Love became the key to our work and we have quite unashamedly focused on and talked about it ever since.
Over the last 25 years, our commitment and that of Hope and Homes for Children, to do what’s best for children has never wavered. And thanks to steadfast supporters like you, wonderful progress has been made.
Our work in Romania
In Romania especially, the transformation is extraordinary. When we closed our first orphanage there in 1999 and rescued 96 babies from the most appalling conditions, Caroline wished out loud that we could do the same for every child, trapped in those dreadful Soviet era institutions. Today, ‘Caroline’s Dream’, as it came to be known by us, is close to coming true. Romania is set to become the first country where we work to complete the journey from a child protection system based on orphanages to one where children and families have the support they need to stay together and safe and loving alternative care is available through fostering and adoption for children who cannot be with their birth families.

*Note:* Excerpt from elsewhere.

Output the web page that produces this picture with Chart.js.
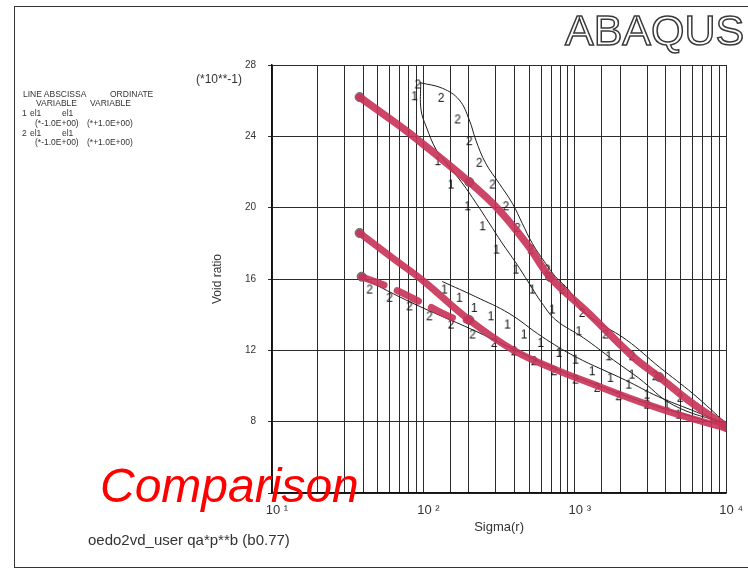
<!DOCTYPE html>
<html><head><meta charset="utf-8">
<script src="https://cdn.jsdelivr.net/npm/chart.js@4"></script>
<style>
html,body{margin:0;padding:0;background:#fff;}
#wrap{position:relative;width:748px;height:570px;overflow:hidden;font-family:"Liberation Sans",Arial,sans-serif;color:#2a2a2a;}
#c{position:absolute;left:0;top:0;}
.t{position:absolute;white-space:pre;line-height:1;}
.lg{position:absolute;white-space:pre;line-height:1;font-size:8.5px;color:#333;}
</style></head><body>
<div id="wrap">
<div style="position:absolute;left:14px;top:6px;width:760px;height:560px;border-left:1.5px solid #333;border-top:1.5px solid #333;border-bottom:1.5px solid #333;"></div>
<canvas id="c" width="748" height="570"></canvas>
<div class="t" style="left:565px;top:9px;font-size:43px;color:#fff;-webkit-text-stroke:1.5px #3a3a3a;">ABAQUS</div>
<div class="t" style="left:196px;top:73px;font-size:12px;color:#333;">(*10**-1)</div>
<div class="lg" style="left:23px;top:90px;">LINE ABSCISSA</div>
<div class="lg" style="left:110px;top:90px;">ORDINATE</div>
<div class="lg" style="left:36px;top:99px;">VARIABLE</div>
<div class="lg" style="left:90px;top:99px;">VARIABLE</div>
<div class="lg" style="left:22px;top:109px;">1</div>
<div class="lg" style="left:30px;top:109px;">el1</div>
<div class="lg" style="left:62px;top:109px;">el1</div>
<div class="lg" style="left:35px;top:119px;">(*-1.0E+00)</div>
<div class="lg" style="left:87px;top:119px;">(*+1.0E+00)</div>
<div class="lg" style="left:22px;top:129px;">2</div>
<div class="lg" style="left:30px;top:129px;">el1</div>
<div class="lg" style="left:62px;top:129px;">el1</div>
<div class="lg" style="left:35px;top:138px;">(*-1.0E+00)</div>
<div class="lg" style="left:87px;top:138px;">(*+1.0E+00)</div>
<div class="t" style="left:88px;top:532px;font-size:15px;color:#333;">oedo2vd_user qa*p**b (b0.77)</div>
<div class="t" style="left:100px;top:462px;font-size:48px;font-style:italic;color:#f00;">Comparison</div>
</div>
<script>
// ---- data (Sigma(r), Void ratio x10) ----
const xDecades = [10, 100, 1000, 10000];
const xDecadeLabels = ['10 \u00B9', '10 \u00B2', '10 \u00B3', '10 \u2074'];
const yTicks = [4, 8, 12, 16, 20, 24, 28];

// hand drawn (red) experimental curves
const redA = [[37.9,26.2],[59.7,25.0],[80.9,24.17],[201,21.44],[316,19.87],[498,17.81],[686,16.11],[1236,14.07],[2440,11.62],[3620,10.5],[6070,8.99],[10000,7.75]];
const redB = [[37.9,18.58],[63.2,17.15],[100,15.89],[201,13.7],[391,12.02],[762,10.89],[1313,10.11],[2200,9.38],[4690,8.43],[10000,7.64]];
const redC = [[39.1,16.13],[65,15.4],[104.6,14.54],[165,13.75],[201,13.7]];
const redDots = [[37.9,26.2],[37.9,18.58],[39.1,16.13],[201,21.44],[686,16.11],[201,13.7],[3620,10.5],[10000,7.7]];

// computed curves (line 1 and line 2)
const upper2 = [[96,27.0],[134,26.69],[172.6,26.04],[201,24.92],[222,23.79],[258,22.49],[316,21.37],[387,20.24],[450,19.12],[524,18.0],[641,16.88],[746,16.13],[912,15.38],[1175,14.07],[2200,12.58],[3620,11.06],[6070,9.55],[10000,7.9]];
const upper1 = [[96,27.0],[96.5,25.48],[104.6,24.52],[121.8,23.23],[141.7,22.5],[180.5,21.38],[223.2,20.25],[271.8,19.14],[330.9,18.02],[409.1,16.9],[498.2,15.77],[606.6,14.65],[749.9,13.7],[1146,12.69],[1805,11.45],[2637,10.45],[4480,8.93],[10000,7.87]];
const lower1 = [[134,15.85],[222,15.0],[368,14.07],[609,12.76],[1011,11.64],[2158,10.33],[3570,9.4],[5910,8.65],[10000,7.87]];
const lower2 = [[39.7,16.05],[84.7,14.65],[213,13.14],[403,12.02],[738,10.97],[1430,10.02],[3050,9.0],[6070,8.26],[10000,7.7]];

// curve symbols "1" and "2"
const marks1 = [[87.3,26.22],[124.2,22.58],[152,21.27],[195.6,20.05],[245.5,18.93],[303.5,17.62],[407.6,16.5],[523.6,15.38],[709,14.26],[1062,13.04],[1674,11.64],[2383,10.61],[4046,8.93],
  [137.4,15.38],[172.6,14.92],[216.5,14.35],[278.8,13.88],[358.5,13.42],[461.8,12.86],[594.8,12.39],[784.8,11.83],[1010.6,11.45],[1299.6,10.8],[1717,10.43],[2266,10.05],[2990,9.49],[4831,8.37]];
const marks2 = [[91.7,26.88],[130.8,26.13],[168.1,24.92],[200.7,23.7],[233.6,22.49],[285.6,21.27],[350,20.05],[417.4,18.84],[511,17.62],[657,16.5],[825,15.38],[1117,14.07],[1592,12.86],[2383,11.64],[3396,10.52],[4955,9.31],
  [44.1,15.38],[59.7,14.92],[80.9,14.44],[109.5,13.88],[152.1,13.42],[211,12.86],[293.2,12.39],[396.9,11.92],[537.5,11.36],[727.5,10.8],[1010.6,10.33],[1402,9.87],[1948,9.4],[2990,8.93]];

const FAM = '"Liberation Sans", Arial, sans-serif';
Chart.defaults.font.family = FAM;

const xy = a => a.map(p => ({x: p[0], y: p[1]}));
const RED = 'rgba(200,50,88,0.9)';

function digit(ch) {
  const c = document.createElement('canvas');
  c.width = 12; c.height = 15;
  const g = c.getContext('2d');
  g.font = '12px ' + FAM;
  g.fillStyle = '#111';
  g.textAlign = 'center';
  g.textBaseline = 'middle';
  g.fillText(ch, 6, 8);
  return c;
}

function curve(a, color, width, extra) {
  return Object.assign({data: xy(a), showLine: true, borderColor: color, borderWidth: width,
    pointRadius: 0, tension: 0.4, fill: false, borderCapStyle: 'round', borderJoinStyle: 'round'}, extra || {});
}

new Chart(document.getElementById('c'), {
  type: 'scatter',
  data: {datasets: [
    curve(redA, RED, 7.5),
    curve(redB, RED, 7),
    curve(redC, RED, 7, {borderDash: [24, 14], borderCapStyle: 'round'}),
    {data: xy(redDots), showLine: false, pointRadius: 4.5, pointBackgroundColor: 'rgba(125,110,118,0.85)', pointBorderColor: 'rgba(95,85,90,0.9)', pointBorderWidth: 1},
    curve(upper2, '#1e1e1e', 1),
    curve(upper1, '#1e1e1e', 1),
    curve(lower1, '#1e1e1e', 1),
    curve(lower2, '#1e1e1e', 1),
    {data: xy(marks1), showLine: false, pointRadius: 4, pointStyle: digit('1')},
    {data: xy(marks2), showLine: false, pointRadius: 4, pointStyle: digit('2')}
  ]},
  options: {
    responsive: false, animation: false, devicePixelRatio: 1,
    layout: {padding: {left: 10, top: 65, right: 20, bottom: 0}},
    plugins: {legend: {display: false}, tooltip: {enabled: false}},
    scales: {
      x: {
        type: 'logarithmic', min: xDecades[0], max: xDecades[xDecades.length - 1],
        afterFit(s) { s.height = 77; },
        grid: {color: '#2b2b2b', lineWidth: 1, drawTicks: false},
        border: {color: '#111', width: 1.5},
        ticks: {
          autoSkip: false, maxRotation: 0, padding: 10, labelOffset: 5,
          font: {size: 13}, color: '#333',
          callback: (v) => { const i = xDecades.indexOf(v); return i >= 0 ? xDecadeLabels[i] : ''; }
        },
        title: {display: true, text: 'Sigma(r)', font: {size: 13}, color: '#333', padding: {top: 0, bottom: 35}}
      },
      y: {
        min: yTicks[0], max: yTicks[yTicks.length - 1],
        afterFit(s) { s.width = 262; },
        afterBuildTicks(s) { s.ticks = yTicks.map(v => ({value: v})); },
        grid: {color: '#2b2b2b', lineWidth: 1, tickLength: 4},
        border: {color: '#111', width: 1.5},
        ticks: {padding: 12, font: {size: 10}, color: '#333', callback: v => v === yTicks[0] ? '' : String(v)},
        title: {display: true, text: 'Void ratio', font: {size: 12}, color: '#333', padding: {top: 200, bottom: 0}}
      }
    }
  }
});
</script>
</body></html>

Our mission to end orphanages
Our mission now is to be the catalyst for the global elimination of institutional care for children. What we have helped to achieve in Romania, because of your support, is providing the inspiration and the momentum for change in other countries around the world.
Only this spring, a high level delegation from India, including a Supreme Court Judge, visited our team in Romania to see first-hand the impact of our work and how systematic reform of national child protection systems can be achieved over time.
In Rwanda too, extraordinary progress has been made to close orphanages and find a family for every child, including children with disabilities. When the leaders of the Commonwealth meet in the Rwandan capital, Kigali, next year, we will use this progress to lobby all fifty three member countries to commit to end the institutionalisation of all children by 2040 and of the very youngest children, under the age of three, by 2030.
In Romania especially, the transformation is extraordinary. When we closed our first orphanage there in 1999 and rescued 96 babies from the most appalling conditions, Caroline wished out loud that we could do the same for every child… Romania is set to become the first country where we work to complete the journey
We have not done this alone; it really has been a wonderful team effort. Our UK staff and overseas country teams have been truly amazing in their total commitment and their incredible hard work, often in very difficult situations. Always their love for children has sustained them and spurred them on. And most importantly you, our supporters, have given us the resources to make it all possible.
Over the last 25 years, literally thousands of people have become part of the Hope and Homes for Children ‘family’ and have contributed in hundreds of different ways. It’s amazing and humbling that so many of you have been with us right from the start. You believed in us, supported us and gave us the strength to carry on.
As we celebrate our anniversary this year we are not only reflecting on the achievements of the past but we are look ahead to the next urgent and exciting stage of our journey together to realise our vision of a world where children no longer suffer institutional care.
As one of our early supporters, Lord Bill Deedes, once kindly wrote, “The candle that Mark and Caroline Cook have lit seem to offer precious little light in the darkness that threatens to envelope many of the world’s children. But if others light similar candles, it will grow less dark. There is no knowing what the love Hope and Homes for Children seeks to arouse in the human heart might achieve in a hard world.”